21 Ekim 2009 Çarşamba

Everything Is Illuminated

Liev schreiber'in yönettiği, Jonathan safran foer'in nobel ödüllü kitabından uyarlama olan filmde Elijah Wood ve Eugene Hutz (Gogol bordello grubundan hatırlayın.) oynuyor. Film genel anlamda müziğiyle, kadrajıyla, diyaloglarıyla veya Kusturica esintileri içermesiyle de çok hoşuma gitti.

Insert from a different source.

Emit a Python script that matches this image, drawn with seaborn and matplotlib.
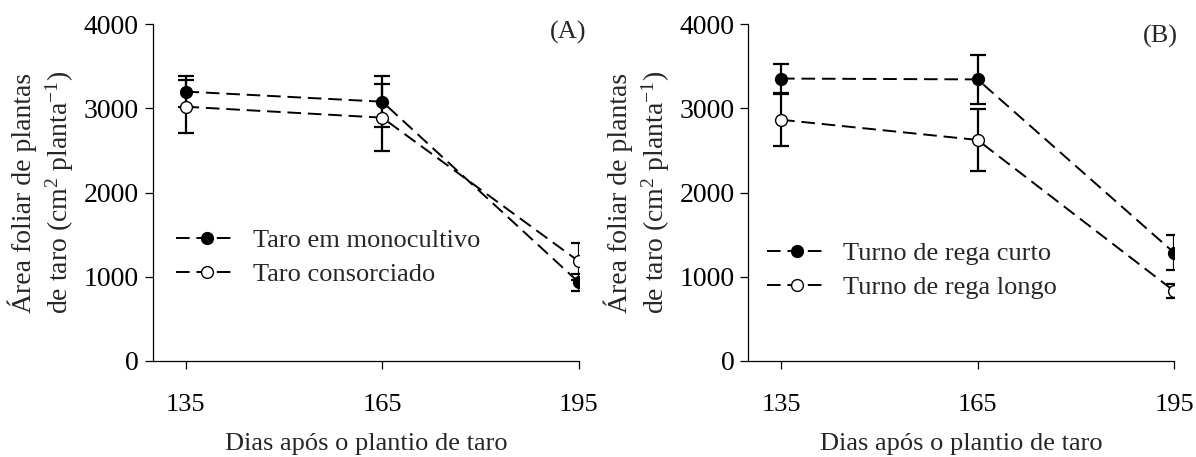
import numpy as np
import pandas as pd
import matplotlib
matplotlib.use("Agg")
import matplotlib.pyplot as plt
import seaborn as sns

# dados
dias = [135, 165, 195]

# (A) sistema de cultivo
mono_media = [3200, 3080, 930]
mono_erro = [185, 300, 100]
cons_media = [3020, 2890, 1180]
cons_erro = [315, 400, 225]

# (B) turno de rega
curto_media = [3355, 3345, 1285]
curto_erro = [170, 290, 205]
longo_media = [2865, 2625, 830]
longo_erro = [310, 370, 80]

sns.set_style("ticks")
plt.rcParams['font.family'] = ['Liberation Serif', 'DejaVu Serif']
plt.rcParams['mathtext.fontset'] = 'custom'
plt.rcParams['mathtext.rm'] = 'Liberation Serif'
plt.rcParams['mathtext.it'] = 'Liberation Serif:italic'
plt.rcParams['font.size'] = 19

fig = plt.figure(figsize=(11.96, 4.57), dpi=100)
ax_a = fig.add_axes([0.1277, 0.2107, 0.3564, 0.7361])
ax_b = fig.add_axes([0.6257, 0.2107, 0.3559, 0.7361])


def desenha_serie(ax, media, erro, rotulo, cheio):
    ax.errorbar(dias, media, yerr=erro, fmt='none', ecolor='black',
                elinewidth=1.6, capsize=6, capthick=1.6, zorder=2)
    df = pd.DataFrame({'dia': dias, 'valor': media})
    sns.lineplot(data=df, x='dia', y='valor', ax=ax, color='black',
                 linestyle=(0, (7, 3.5)), linewidth=1.4, marker='o',
                 markersize=8.5, markerfacecolor='black' if cheio else 'white',
                 markeredgecolor='black', markeredgewidth=1.0,
                 errorbar=None, label=rotulo, zorder=3)


def formata(ax, letra, letra_xy, leg_xy):
    ax.set_xlim(130, 195)
    ax.set_ylim(0, 4000)
    ax.set_xticks(dias)
    ax.set_yticks([0, 1000, 2000, 3000, 4000])
    sns.despine(ax=ax)
    for s in ['left', 'bottom']:
        ax.spines[s].set_linewidth(0.9)
        ax.spines[s].set_color('black')
    ax.tick_params(direction='out', length=6, width=0.9, colors='black',
                   labelsize=20, pad=4)
    ax.tick_params(axis='x', labelsize=19, pad=18)
    ax.set_xlabel('Dias após o plantio de taro', fontsize=19, labelpad=12)
    ax.set_ylabel('Área foliar de plantas\nde taro (cm$^{2}$ planta$^{-1}$)',
                  fontsize=20, linespacing=1.25)
    ax.yaxis.set_label_coords(-0.18, 0.5)
    ax.text(letra_xy[0], letra_xy[1], letra, transform=ax.transAxes,
            ha='right', va='top', fontsize=19)
    ax.legend(loc='upper left', bbox_to_anchor=leg_xy, frameon=False,
              borderpad=0, borderaxespad=0, handlelength=2.3,
              handletextpad=0.6, labelspacing=0.4, fontsize=19)


desenha_serie(ax_a, mono_media, mono_erro, 'Taro em monocultivo', True)
desenha_serie(ax_a, cons_media, cons_erro, 'Taro consorciado', False)
formata(ax_a, '(A)', (1.018, 1.011), (0.055, 0.393))

desenha_serie(ax_b, curto_media, curto_erro, 'Turno de rega curto', True)
desenha_serie(ax_b, longo_media, longo_erro, 'Turno de rega longo', False)
formata(ax_b, '(B)', (1.009, 0.998), (0.043, 0.355))

fig.savefig('out.png', dpi=100)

Biz bu filmi daha önceden de gördük diyebilirsiniz izledikten sonra ama yahudi insanının nasılda vahşetle öldürüldüğü üzerine dönen bir film değil. İçinde komediyi de dramı da içeren bir yol hikayesi gibi. Gibisi fazla öyle(!), değilse de ben dedim oldu yani(swh). Yahudi ve koleksiyoncu bir gencin savaş öncesi dedesinin yaşadığı yer olan ukraynaya gidip yaşadığı toprakları görme isteği anlatılıyor. Bu genel konunun içinde ukraynaya gittiğinde ona tercümanlık yapıcak olan bir genç ve onun dedesininde dahil olduğu bir konu daha var. Doğu avrupa kültürü ve yaşamıyla ilgili gözlemler, ukraynalı gencin amerikan özentisi olması ve bundan kaynaklanan salakça soruları falan çok komikti. Birde madalyonun öteki yüzünde savaş bitti mi diye soran kadıncağızın olduğu izlenmeye değer bir film. Ukraynanın ne güzel ovaları varmış yahu dedirten film. Geçmişin herzmn bizimle oldugunu, tersyüz edilmiş şekilde bırakıldığını ve geçmişin herşeyi açığa kavuşturucağını sölüyor film.


İzlemesi en zevkli sahnesi ayçiçek tarlalarının içindeki o küçük klübemsi evin görüntülendiği sahneydi. O sahnenin müziği Paul cantelon'a ait Sunflowers. İzlenmeye değer bulduğum bu filmi olur da birgün izlerseniz, olur da bu yazıyı tekrar okursanız işte o zaman anlıcaksınız bu sonu.